Don’t forget the islands: Cable’s Scottish faux pas

It would be wrong to blame the Liberal Democrats for a civil service cock-up, such as publishing a series of industrial strategy infographics, which included the locations of oil, gas and renewable energy industries, decorated with a map of the UK which left out Scotland’s Western and Northern Isles – but the guilty department was the Department for Business, headed by Vince Cable.

As reported on these pages, he was already having a difficult day at the party conference. The error was seized upon by the Scottish Nationalists, who gleefully noted that it coincides with a poll that shows the Liberal Democrats coming fifth in Scotland, behind the Greens.

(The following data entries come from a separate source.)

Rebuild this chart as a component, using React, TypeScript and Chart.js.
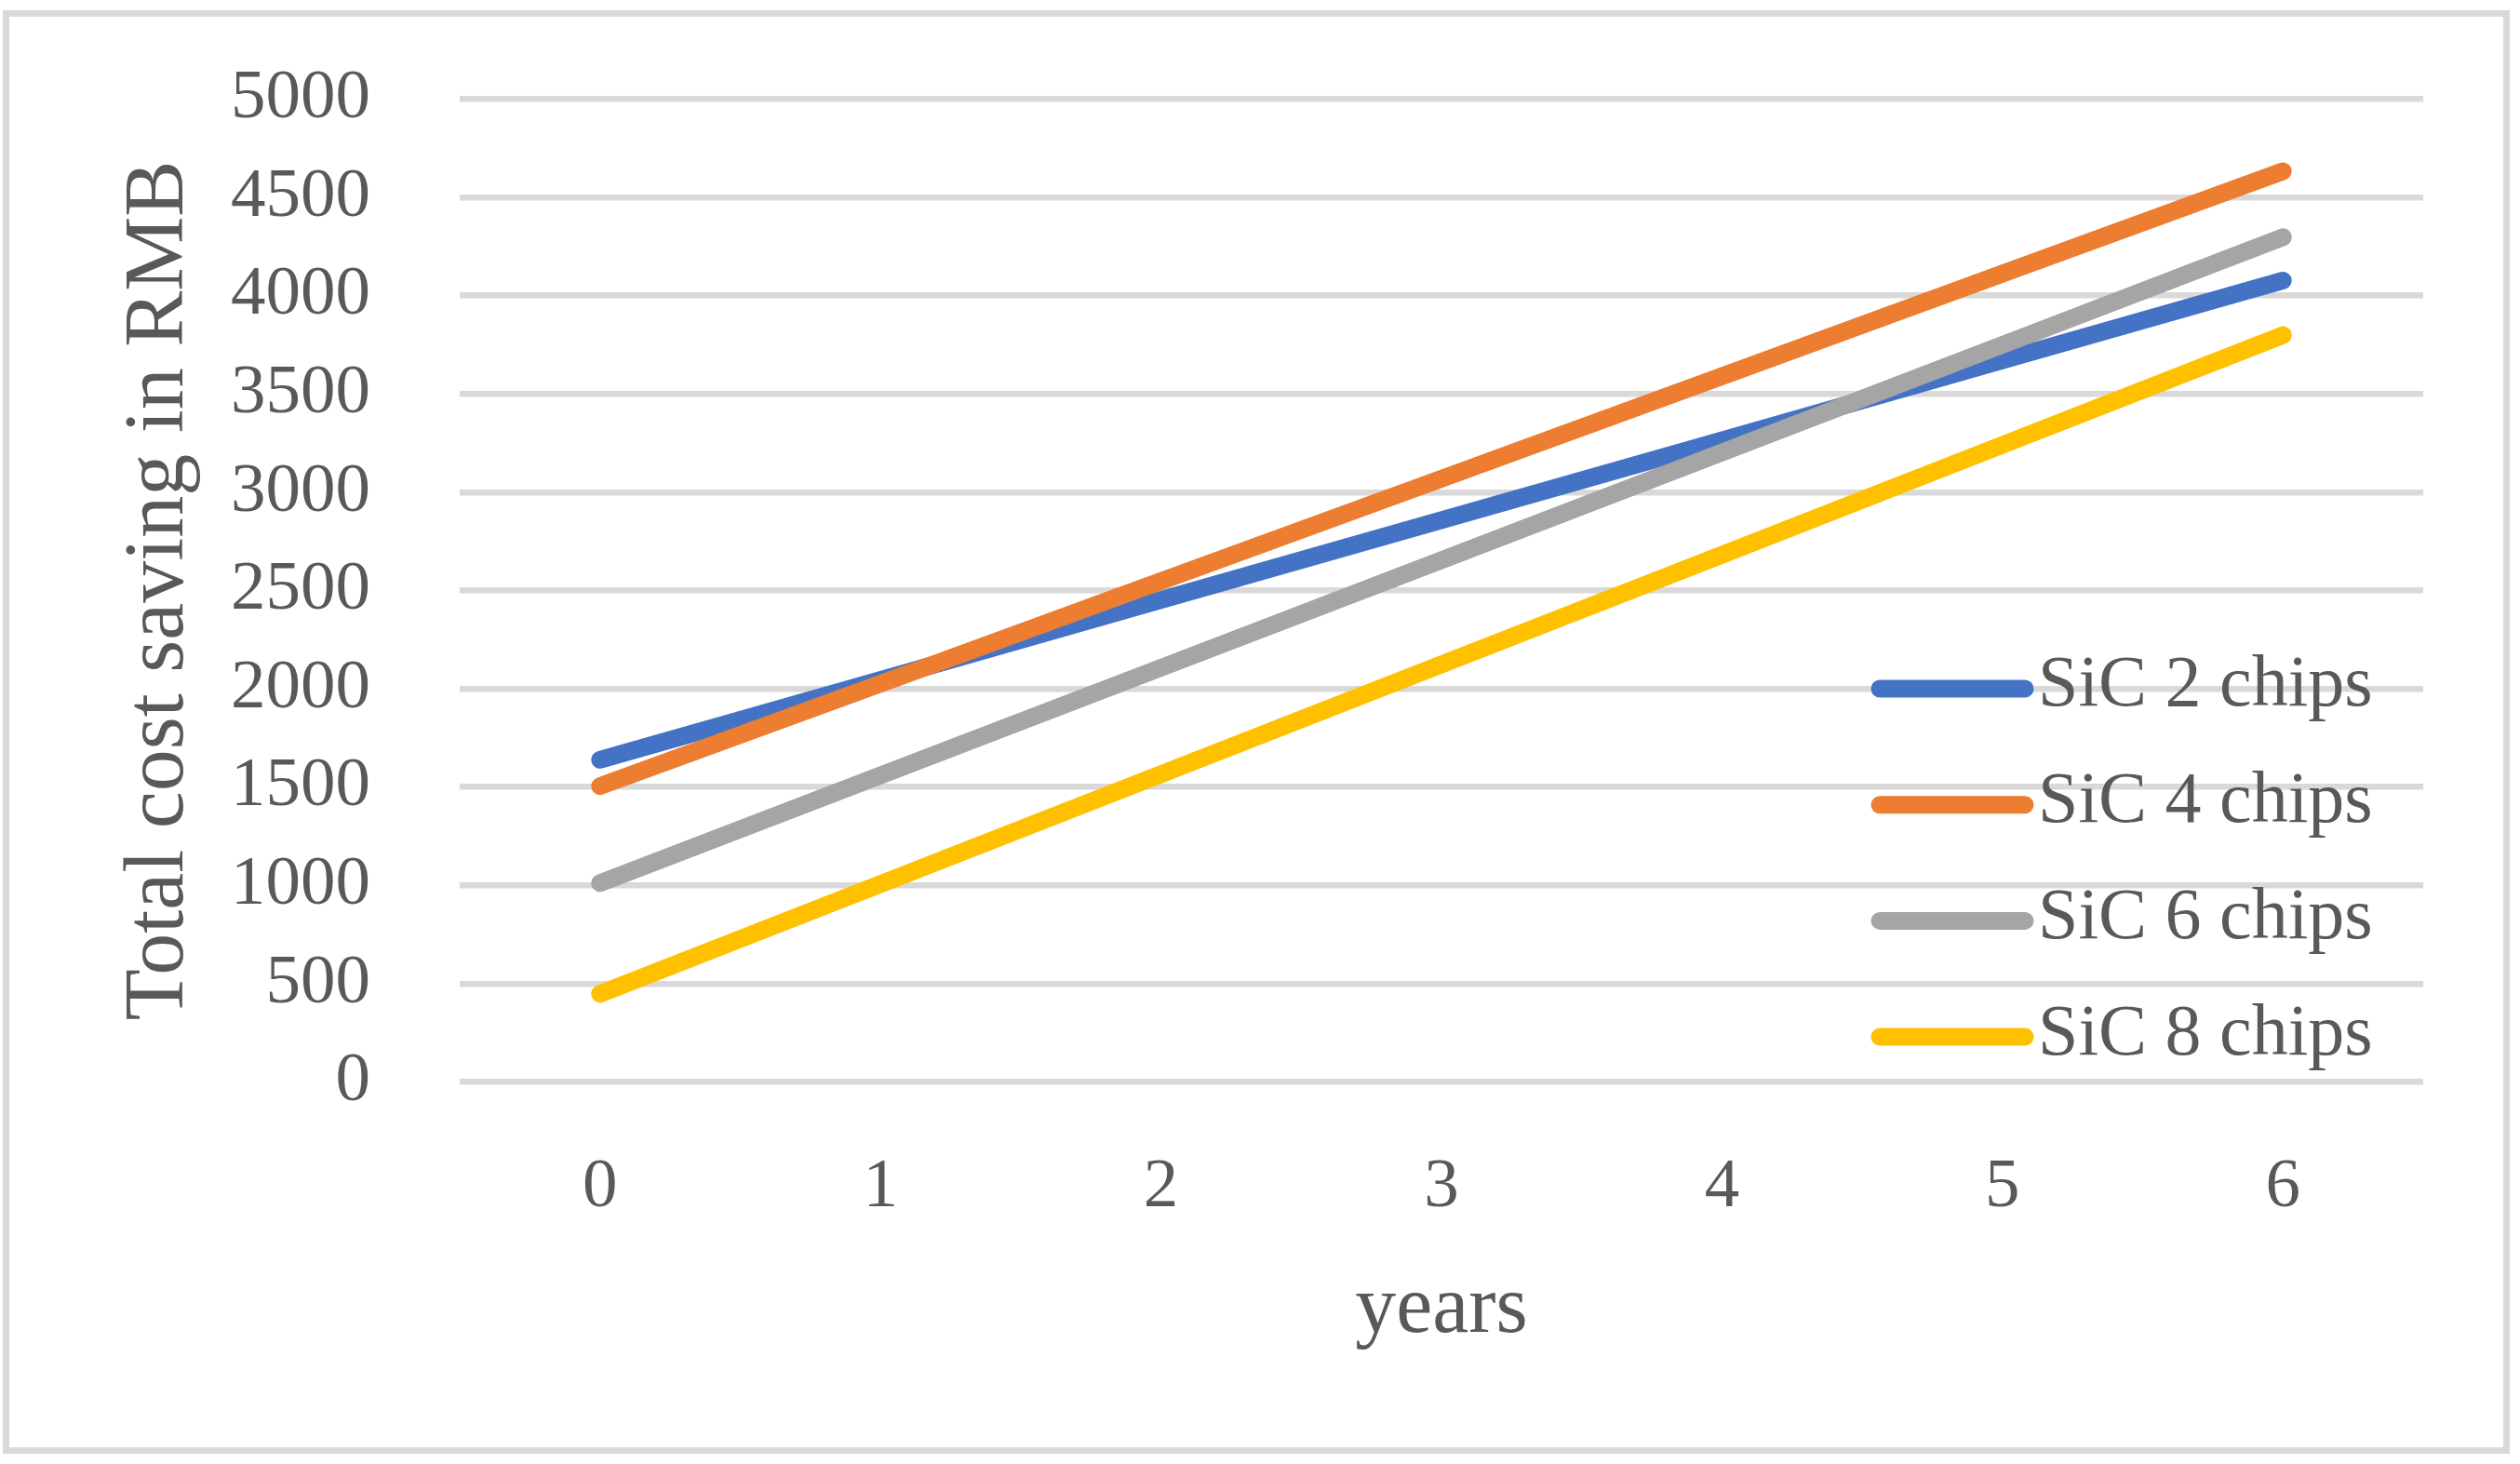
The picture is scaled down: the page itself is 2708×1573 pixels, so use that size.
import React, { useEffect, useRef } from 'react';
import { Chart, registerables } from 'chart.js';

Chart.register(...registerables);

// ---- data ----
const years = ['0', '1', '2', '3', '4', '5', '6'];
const seriesNames = ['SiC 2 chips', 'SiC 4 chips', 'SiC 6 chips', 'SiC 8 chips'];
const sic2 = [1639, 2045, 2452, 2858, 3264, 3671, 4077];
const sic4 = [1505, 2026, 2548, 3069, 3590, 4112, 4633];
const sic6 = [1012, 1560, 2107, 2655, 3203, 3750, 4298];
const sic8 = [448, 1007, 1565, 2124, 2682, 3241, 3799];
const seriesColors = ['#4472C4', '#ED7D31', '#A5A5A5', '#FFC000'];
const yMin = 0;
const yMax = 5000;
const yStep = 500;
const xTitle = 'years';
const yTitle = 'Total cost saving in RMB';

const W = 2708;
const H = 1573;
const FONT = "'Liberation Serif', 'Times New Roman', serif";
const TEXT = '#595959';
const GRID = '#D9D9D9';

const framePlugin = {
  id: 'frame',
  beforeDraw(chart: any) {
    const ctx = chart.ctx;
    ctx.save();
    ctx.fillStyle = '#ffffff';
    ctx.fillRect(0, 0, chart.width, chart.height);
    ctx.strokeStyle = GRID;
    ctx.lineWidth = 7;
    ctx.strokeRect(6.5, 14.5, 2693.5 - 6.5, 1558.5 - 14.5);
    ctx.restore();
  },
};

const insideLegend = {
  id: 'insideLegend',
  afterDraw(chart: any) {
    const ctx = chart.ctx;
    const area = chart.chartArea;
    const x0 = area.left + 1526;
    const x1 = area.left + 1682;
    const tx = area.left + 1696;
    const y0 = area.top + 633.5;
    const gap = 124.7;
    ctx.save();
    chart.data.datasets.forEach((ds: any, i: number) => {
      const y = y0 + i * gap;
      ctx.beginPath();
      ctx.strokeStyle = ds.borderColor;
      ctx.lineWidth = 19;
      ctx.lineCap = 'round';
      ctx.moveTo(x0, y);
      ctx.lineTo(x1, y);
      ctx.stroke();
      ctx.fillStyle = TEXT;
      ctx.font = `78px ${FONT}`;
      ctx.textAlign = 'left';
      ctx.textBaseline = 'middle';
      ctx.fillText(ds.label, tx, y - 2);
    });
    ctx.restore();
  },
};

export default function App() {
  const ref = useRef<HTMLCanvasElement | null>(null);

  useEffect(() => {
    document.body.style.margin = '0';
    document.body.style.overflow = 'hidden';
    const canvas = ref.current;
    if (!canvas) return;
    const values = [sic2, sic4, sic6, sic8];
    const chart = new Chart(canvas, {
      type: 'line',
      data: {
        labels: years,
        datasets: values.map((v, i) => ({
          label: seriesNames[i],
          data: v,
          borderColor: seriesColors[i],
          backgroundColor: seriesColors[i],
          borderWidth: 19,
          borderCapStyle: 'round',
          borderJoinStyle: 'round',
          pointRadius: 0,
          pointHoverRadius: 0,
          tension: 0,
          fill: false,
          order: values.length - i,
        })),
      },
      options: {
        responsive: false,
        maintainAspectRatio: false,
        devicePixelRatio: 1,
        animation: false,
        layout: { padding: { left: 0, top: 106.5, right: 104, bottom: 0 } },
        plugins: {
          legend: { display: false },
          tooltip: { enabled: false },
          title: { display: false },
        },
        scales: {
          x: {
            type: 'category',
            offset: true,
            grid: { display: false, drawTicks: false },
            border: { display: false },
            ticks: {
              color: TEXT,
              font: { family: FONT, size: 75 },
              padding: 69,
              maxRotation: 0,
              autoSkip: false,
            },
            title: {
              display: true,
              text: xTitle,
              color: TEXT,
              font: { family: FONT, size: 88 },
              padding: { top: 0, bottom: 112 },
            },
            afterFit: (scale: any) => {
              scale.height = H - 1162.5;
              scale.paddingLeft = 0;
              scale.paddingRight = 0;
            },
          },
          y: {
            min: yMin,
            max: yMax,
            grid: { color: GRID, lineWidth: 6.5, drawTicks: false },
            border: { display: false },
            ticks: {
              stepSize: yStep,
              color: TEXT,
              font: { family: FONT, size: 75 },
              padding: 96,
              labelOffset: 0,
              callback: (value: any) => String(value),
            },
            title: {
              display: true,
              text: yTitle,
              color: TEXT,
              font: { family: FONT, size: 90 },
              padding: { top: 118, bottom: 0 },
            },
            afterFit: (scale: any) => {
              scale.width = 494;
              scale.paddingTop = 0;
              scale.paddingBottom = 0;
            },
          },
        },
      },
      plugins: [framePlugin, insideLegend],
    } as any);
    return () => chart.destroy();
  }, []);

  return (
    <div style={{ width: W, height: H }}>
      <canvas ref={ref} width={W} height={H} style={{ display: 'block', width: W, height: H }} />
    </div>
  );
}
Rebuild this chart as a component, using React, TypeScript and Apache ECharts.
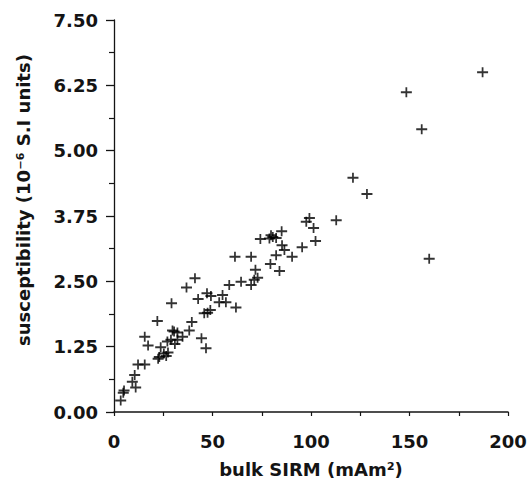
import React, { useEffect, useRef } from "react";
import * as echarts from "echarts";

// bulk SIRM (mAm²) values
const sirm: number[] = [
  3.4, 4.7, 5.1, 9.3, 10.5, 11, 12.2, 15.6, 15.6, 17.3,
  22, 23.7, 22.4, 23, 25.3, 26.5, 27.4, 27.1, 28.9, 30.9,
  32.2, 34.8, 30.5, 32.2, 29.7, 38.2, 29.2, 36.8, 41.1, 42.7,
  39.5, 44.4, 46.7, 45.8, 47.5, 48.9, 47.2, 49.2, 55.1, 53.4,
  56.8, 58.5, 61.9, 61.4, 64.5, 69.6, 71.2, 72.9, 71.8, 69.6,
  74.3, 78.9, 80.6, 82.3, 79.7, 85.1, 85.3, 86.5, 79.4, 82.3,
  84, 90.4, 95.5, 97.6, 99.2, 101.3, 102.3, 112.8, 121.3, 128.4,
  148.4, 156.2, 160, 187.1,
];
// susceptibility (10⁻⁶ S.I units) values
const susceptibility: number[] = [
  0.22, 0.37, 0.41, 0.58, 0.71, 0.47, 0.91, 0.91, 1.44, 1.27,
  1.74, 1.24, 1.02, 1.05, 1.12, 1.07, 1.14, 1.35, 1.38, 1.3,
  1.38, 1.44, 1.54, 1.52, 1.56, 1.56, 2.08, 2.38, 2.56, 2.16,
  1.72, 1.41, 1.22, 1.89, 1.9, 1.95, 2.27, 2.22, 2.24, 2.1,
  2.1, 2.43, 2.0, 2.97, 2.49, 2.43, 2.53, 2.57, 2.72, 2.97,
  3.31, 3.32, 3.35, 3.33, 3.38, 3.46, 3.19, 3.1, 2.83, 3.0,
  2.7, 2.97, 3.15, 3.64, 3.71, 3.52, 3.27, 3.67, 4.48, 4.17,
  6.12, 5.41, 2.93, 6.5,
];
const xTickLabels: number[] = [0, 50, 100, 150, 200];

const FONT = "'DejaVu Sans', sans-serif";
const INK = "#141414";
const PLUS = "path://M0,4H10V6H0Z M4.2,0H5.8V10H4.2Z";

export default function App() {
  const ref = useRef<HTMLDivElement>(null);
  useEffect(() => {
    if (!ref.current) return;
    const chart = echarts.init(ref.current, undefined, { renderer: "svg" });
    const data = sirm.map((x, i) => [x, susceptibility[i]]);
    chart.setOption({
      animation: false,
      backgroundColor: "#ffffff",
      grid: { left: 114, right: 20, top: 20, bottom: 78, outerBoundsMode: "none" },
      xAxis: {
        type: "value",
        min: 0,
        max: 200,
        interval: 25,
        splitLine: { show: false },
        axisLine: { lineStyle: { color: INK, width: 1.5 } },
        axisTick: { show: true, length: 4, lineStyle: { color: INK, width: 1.2 } },
        axisLabel: {
          customValues: xTickLabels,
          margin: 20,
          fontFamily: FONT,
          fontWeight: "bold",
          fontSize: 18,
          color: INK,
        },
        name: "bulk SIRM (mAm²)",
        nameLocation: "middle",
        nameGap: 48,
        nameTextStyle: { fontFamily: FONT, fontWeight: "bold", fontSize: 18, color: INK },
      },
      yAxis: {
        type: "value",
        min: 0,
        max: 7.5,
        interval: 1.25,
        splitLine: { show: false },
        axisLine: { show: true, lineStyle: { color: INK, width: 1.3 } },
        axisTick: { show: true, length: 8, lineStyle: { color: INK, width: 1.3 } },
        minorTick: { show: true, splitNumber: 2, length: 5, lineStyle: { color: INK, width: 1.2 } },
        axisLabel: {
          margin: 16,
          fontFamily: FONT,
          fontWeight: "bold",
          fontSize: 18,
          color: INK,
          formatter: (v: number) => v.toFixed(2),
        },
      },
      graphic: [
        {
          type: "text",
          x: 23,
          y: 200,
          rotation: Math.PI / 2,
          style: {
            text: "susceptibility (10⁻⁶ S.I units)",
            fontFamily: FONT,
            fontWeight: "bold",
            fontSize: 18,
            fill: INK,
            align: "center",
            verticalAlign: "middle",
          },
        },
      ],
      series: [
        {
          type: "scatter",
          data,
          symbol: PLUS,
          symbolSize: [11, 10],
          itemStyle: { color: "#000000" },
        },
      ],
    });
    return () => chart.dispose();
  }, []);
  return (
    <div
      ref={ref}
      style={{ position: "fixed", left: 0, top: 0, width: 528, height: 490 }}
    />
  );
}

False pretences: no Danish actresses involved

The Electoral Reform Society ought to be reported to the Advertising Standards Authority for the leaflet it distributed on Monday, advertising a fringe meeting headed “From Borgen to Britain: a how-to guide to coalition government”, adorned by a picture of Borgen’s star, Sidse Babett Knudsen.

Those who piled in for a glimpse of the gorgeous Danish actress were confronted with a panel of speakers whose only Scandinavian representative was a bald, bespectacled Swede named Magnus Wallera, a functionary employed in the Prime Minister’s office, whose talk was as flat as his skull was round.

What sounded the death knell for Mad Mel

It was a sad day for Daily Mail readers as Melanie Phillips signed off her last Monday column. I am told that what finally made the Daily Mail’s editor Paul Dacre decide to dispense with his most famous contributor was her appearance on BBC Question Time in June, when she announced that “Our interests lie in neutralising Iran” – and when the studio audience scoffed, she pointed at them with arm outstretched and exclaimed: “You laugh, you laugh! Neutralise Iran, and a British audience laughs! How trivial, how incredibly ignorant of you!”

My informant says: “People don’t think this is just Mel, they think it’s the Daily Mail: we can’t have people thinking the Daily Mail wants to nuke Iran.” Mel will keep writing: all she needs is an outlet that is less middle of the road.